In order to fix this mess, the G7 nations believe that countries with inflexible exchange rates should allow their respective currencies to appreciate. But honestly now… Who do you think the G7 is referring to when they talk exchange rate flexibility? China, of course!
In order to stabilize China’s trade industry, its domestic currency, the Yuan, is pegged to the dollar, making it rise and fall with the dollar. This is done so that Chinese exports are affordable, no matter the state of the global economy. By allowing the Yuan and other Asian currencies to appreciate, the Western part of the world is given a little piece of the export pie as their goods are made more affordable. At the same time, this boosts domestic consumption in the East, making Asian countries less reliant on exports for growth.

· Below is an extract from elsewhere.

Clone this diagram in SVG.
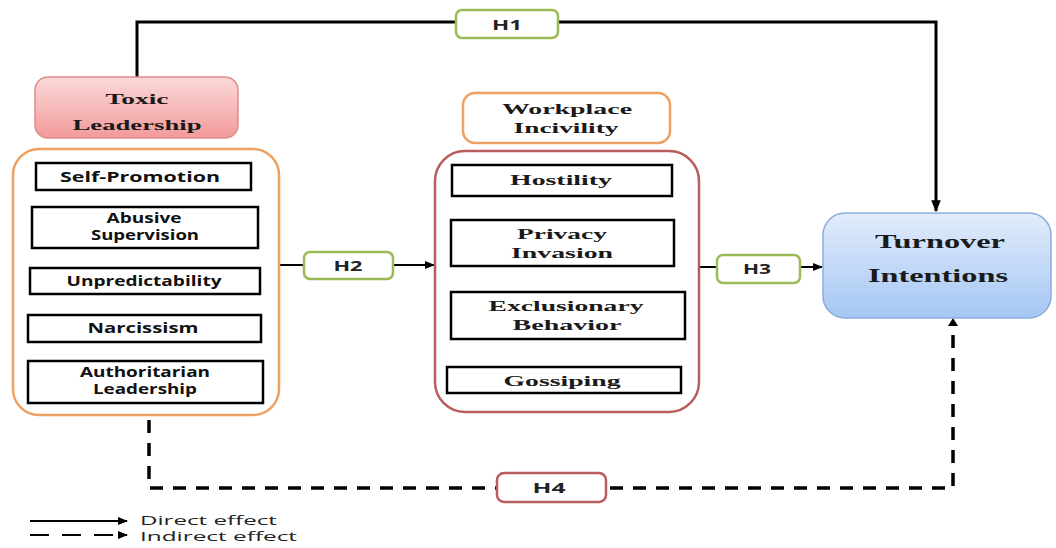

It appears once again that the G7 nations, the US in particular, are trying to use their influence in the international arena to pressure countries like China to alter its currency policy. In a statement made by US Treasury Timothy Geithner just recently, some Chinese officials are reportedly starting to see the benefits of having a floating exchange rate policy. Geithner also said that this policy shift is “likely” to occur some time in the future.
With mounting pressure from other big economies, is it only a matter of time before China allows the Yuan to appreciate? If what Geithner is saying is true, then it’s not a question of if anymore but when. Now, if Big Brother China changes its ways, will its little Asian brothers and sisters follow suit? Short USD/CNY, anyone?